# START OF PROVIDED MATERIAL

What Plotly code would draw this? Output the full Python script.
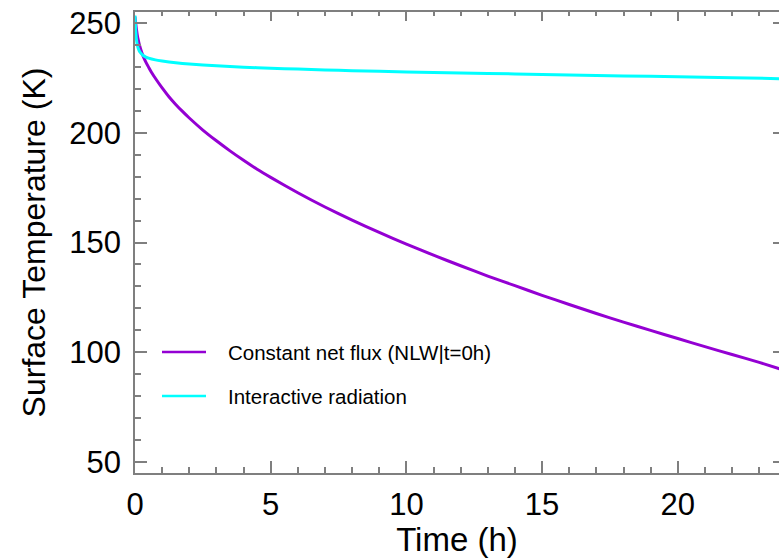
import plotly.graph_objects as go

# Data
t_const = [0, 0.05, 0.1, 0.2, 0.3, 0.4, 0.5, 0.6, 0.8, 1, 1.25, 1.5, 1.75, 2, 2.5, 3, 3.5, 4, 4.5, 5,
           6, 7, 8, 9, 10, 11, 12, 13, 14, 15, 16, 17, 18, 19, 20, 21, 22, 23, 23.8]
T_const = [253, 247.5, 243.5, 238.5, 235, 232.3, 230, 227.8, 224, 220.5, 216.5, 213, 209.8, 206.8, 201.3,
           196.4, 191.8, 187.5, 183.4, 179.7, 172.7, 166.2, 160.2, 154.6, 149.3, 144.2, 139.4, 134.7,
           130.3, 125.9, 121.7, 117.6, 113.7, 109.9, 106.2, 102.5, 98.9, 95.3, 92.2]

t_inter = [0, 0.02, 0.05, 0.1, 0.15, 0.2, 0.3, 0.4, 0.5, 0.75, 1, 1.5, 2, 3, 4, 5, 6, 7, 8, 10, 12, 14,
           16, 18, 20, 22, 23.8]
T_inter = [253.5, 248, 243, 239.3, 237.6, 236.6, 235.3, 234.6, 234.1, 233.3, 232.8, 232.0, 231.4, 230.6,
           230.0, 229.5, 229.1, 228.7, 228.4, 227.8, 227.3, 226.9, 226.4, 226.0, 225.6, 225.2, 224.7]

names = ["Constant net flux (NLW|t=0h)", "Interactive radiation"]
colors = ["#9400D3", "#00FFFF"]

x_range = [0, 23.73]
y_range = [44.85, 255.15]
x_ticks = [0, 5, 10, 15, 20]
y_ticks = [50, 100, 150, 200, 250]

FONT = "Liberation Sans, Arial, Helvetica, sans-serif"
AX = "#7f7f7f"

fig = go.Figure()
fig.add_trace(go.Scatter(x=t_const, y=T_const, mode="lines", name=names[0],
                         line=dict(color=colors[0], width=3, shape="spline", smoothing=0.5),
                         showlegend=False))
fig.add_trace(go.Scatter(x=t_inter, y=T_inter, mode="lines", name=names[1],
                         line=dict(color=colors[1], width=3, shape="spline", smoothing=0.5),
                         showlegend=False))

# manual legend (paper coordinates)
W, H = 779, 558
ml, mr, mt, mb = 135, 0, 12, 85
pw, ph = W - ml - mr, H - mt - mb
def px(x):
    return (x - ml) / pw
def py(y):
    return (H - mb - y) / ph

leg_rows = [352, 396]
for i in range(2):
    fig.add_shape(type="line", xref="paper", yref="paper",
                  x0=px(162), x1=px(206), y0=py(leg_rows[i]), y1=py(leg_rows[i]),
                  line=dict(color=colors[i], width=2.5))
    fig.add_annotation(xref="paper", yref="paper", x=px(226), y=py(leg_rows[i]),
                       text=names[i], showarrow=False, xanchor="left", yanchor="middle",
                       font=dict(family=FONT, size=20.5, color="black"))

fig.update_layout(
    width=W, height=H,
    margin=dict(l=ml, r=mr, t=mt, b=mb),
    paper_bgcolor="white", plot_bgcolor="white",
    font=dict(family=FONT, color="black"),
    xaxis=dict(range=x_range, tickvals=x_ticks, ticks="inside", ticklen=12, tickwidth=1.5,
               tickcolor=AX, showline=True, linecolor=AX, linewidth=1.5, showgrid=False,
               zeroline=False, tickfont=dict(size=31), ticklabelstandoff=3,
               minor=dict(dtick=1, tick0=0, ticks="inside", ticklen=6, tickcolor=AX, tickwidth=1.5, showgrid=False),
               title=dict(text="Time (h)", font=dict(size=33), standoff=0)),
    xaxis2=dict(range=x_range, overlaying="x", side="top", tickvals=x_ticks, ticks="inside",
                ticklen=9, tickwidth=1.5, tickcolor=AX, showline=True, linecolor=AX, linewidth=1.5,
                showticklabels=False, showgrid=False, zeroline=False, matches="x",
                minor=dict(dtick=1, tick0=0, ticks="inside", ticklen=4, tickcolor=AX, tickwidth=1.5, showgrid=False)),
    yaxis=dict(range=y_range, tickvals=y_ticks, ticks="inside", ticklen=12, tickwidth=1.5,
               tickcolor=AX, showline=True, linecolor=AX, linewidth=1.5, showgrid=False,
               zeroline=False, tickfont=dict(size=31), ticklabelstandoff=6,
               minor=dict(dtick=10, tick0=0, ticks="inside", ticklen=6, tickcolor=AX, tickwidth=1.5, showgrid=False),
               title=dict(text="Surface Temperature (K)", font=dict(size=32), standoff=14)),
    yaxis2=dict(range=y_range, overlaying="y", side="right", tickvals=y_ticks, ticks="inside",
                ticklen=6, tickwidth=1.5, tickcolor=AX, showline=False, showticklabels=False,
                showgrid=False, zeroline=False, matches="y"),
)
# invisible trace to activate the secondary (mirror) axes
fig.add_trace(go.Scatter(x=[None], y=[None], xaxis="x2", yaxis="y2", showlegend=False, hoverinfo="skip"))

fig.write_html("out.html")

# END OF PROVIDED MATERIAL

> _SHORT EXERCISE_
Quote the material word for word, dropping any images it holds.

> _WORKED ANSWER_
What Plotly code would draw this? Output the full Python script.
import plotly.graph_objects as go

# Data
t_const = [0, 0.05, 0.1, 0.2, 0.3, 0.4, 0.5, 0.6, 0.8, 1, 1.25, 1.5, 1.75, 2, 2.5, 3, 3.5, 4, 4.5, 5,
           6, 7, 8, 9, 10, 11, 12, 13, 14, 15, 16, 17, 18, 19, 20, 21, 22, 23, 23.8]
T_const = [253, 247.5, 243.5, 238.5, 235, 232.3, 230, 227.8, 224, 220.5, 216.5, 213, 209.8, 206.8, 201.3,
           196.4, 191.8, 187.5, 183.4, 179.7, 172.7, 166.2, 160.2, 154.6, 149.3, 144.2, 139.4, 134.7,
           130.3, 125.9, 121.7, 117.6, 113.7, 109.9, 106.2, 102.5, 98.9, 95.3, 92.2]

t_inter = [0, 0.02, 0.05, 0.1, 0.15, 0.2, 0.3, 0.4, 0.5, 0.75, 1, 1.5, 2, 3, 4, 5, 6, 7, 8, 10, 12, 14,
           16, 18, 20, 22, 23.8]
T_inter = [253.5, 248, 243, 239.3, 237.6, 236.6, 235.3, 234.6, 234.1, 233.3, 232.8, 232.0, 231.4, 230.6,
           230.0, 229.5, 229.1, 228.7, 228.4, 227.8, 227.3, 226.9, 226.4, 226.0, 225.6, 225.2, 224.7]

names = ["Constant net flux (NLW|t=0h)", "Interactive radiation"]
colors = ["#9400D3", "#00FFFF"]

x_range = [0, 23.73]
y_range = [44.85, 255.15]
x_ticks = [0, 5, 10, 15, 20]
y_ticks = [50, 100, 150, 200, 250]

FONT = "Liberation Sans, Arial, Helvetica, sans-serif"
AX = "#7f7f7f"

fig = go.Figure()
fig.add_trace(go.Scatter(x=t_const, y=T_const, mode="lines", name=names[0],
                         line=dict(color=colors[0], width=3, shape="spline", smoothing=0.5),
                         showlegend=False))
fig.add_trace(go.Scatter(x=t_inter, y=T_inter, mode="lines", name=names[1],
                         line=dict(color=colors[1], width=3, shape="spline", smoothing=0.5),
                         showlegend=False))

# manual legend (paper coordinates)
W, H = 779, 558
ml, mr, mt, mb = 135, 0, 12, 85
pw, ph = W - ml - mr, H - mt - mb
def px(x):
    return (x - ml) / pw
def py(y):
    return (H - mb - y) / ph

leg_rows = [352, 396]
for i in range(2):
    fig.add_shape(type="line", xref="paper", yref="paper",
                  x0=px(162), x1=px(206), y0=py(leg_rows[i]), y1=py(leg_rows[i]),
                  line=dict(color=colors[i], width=2.5))
    fig.add_annotation(xref="paper", yref="paper", x=px(226), y=py(leg_rows[i]),
                       text=names[i], showarrow=False, xanchor="left", yanchor="middle",
                       font=dict(family=FONT, size=20.5, color="black"))

fig.update_layout(
    width=W, height=H,
    margin=dict(l=ml, r=mr, t=mt, b=mb),
    paper_bgcolor="white", plot_bgcolor="white",
    font=dict(family=FONT, color="black"),
    xaxis=dict(range=x_range, tickvals=x_ticks, ticks="inside", ticklen=12, tickwidth=1.5,
               tickcolor=AX, showline=True, linecolor=AX, linewidth=1.5, showgrid=False,
               zeroline=False, tickfont=dict(size=31), ticklabelstandoff=3,
               minor=dict(dtick=1, tick0=0, ticks="inside", ticklen=6, tickcolor=AX, tickwidth=1.5, showgrid=False),
               title=dict(text="Time (h)", font=dict(size=33), standoff=0)),
    xaxis2=dict(range=x_range, overlaying="x", side="top", tickvals=x_ticks, ticks="inside",
                ticklen=9, tickwidth=1.5, tickcolor=AX, showline=True, linecolor=AX, linewidth=1.5,
                showticklabels=False, showgrid=False, zeroline=False, matches="x",
                minor=dict(dtick=1, tick0=0, ticks="inside", ticklen=4, tickcolor=AX, tickwidth=1.5, showgrid=False)),
    yaxis=dict(range=y_range, tickvals=y_ticks, ticks="inside", ticklen=12, tickwidth=1.5,
               tickcolor=AX, showline=True, linecolor=AX, linewidth=1.5, showgrid=False,
               zeroline=False, tickfont=dict(size=31), ticklabelstandoff=6,
               minor=dict(dtick=10, tick0=0, ticks="inside", ticklen=6, tickcolor=AX, tickwidth=1.5, showgrid=False),
               title=dict(text="Surface Temperature (K)", font=dict(size=32), standoff=14)),
    yaxis2=dict(range=y_range, overlaying="y", side="right", tickvals=y_ticks, ticks="inside",
                ticklen=6, tickwidth=1.5, tickcolor=AX, showline=False, showticklabels=False,
                showgrid=False, zeroline=False, matches="y"),
)
# invisible trace to activate the secondary (mirror) axes
fig.add_trace(go.Scatter(x=[None], y=[None], xaxis="x2", yaxis="y2", showlegend=False, hoverinfo="skip"))

fig.write_html("out.html")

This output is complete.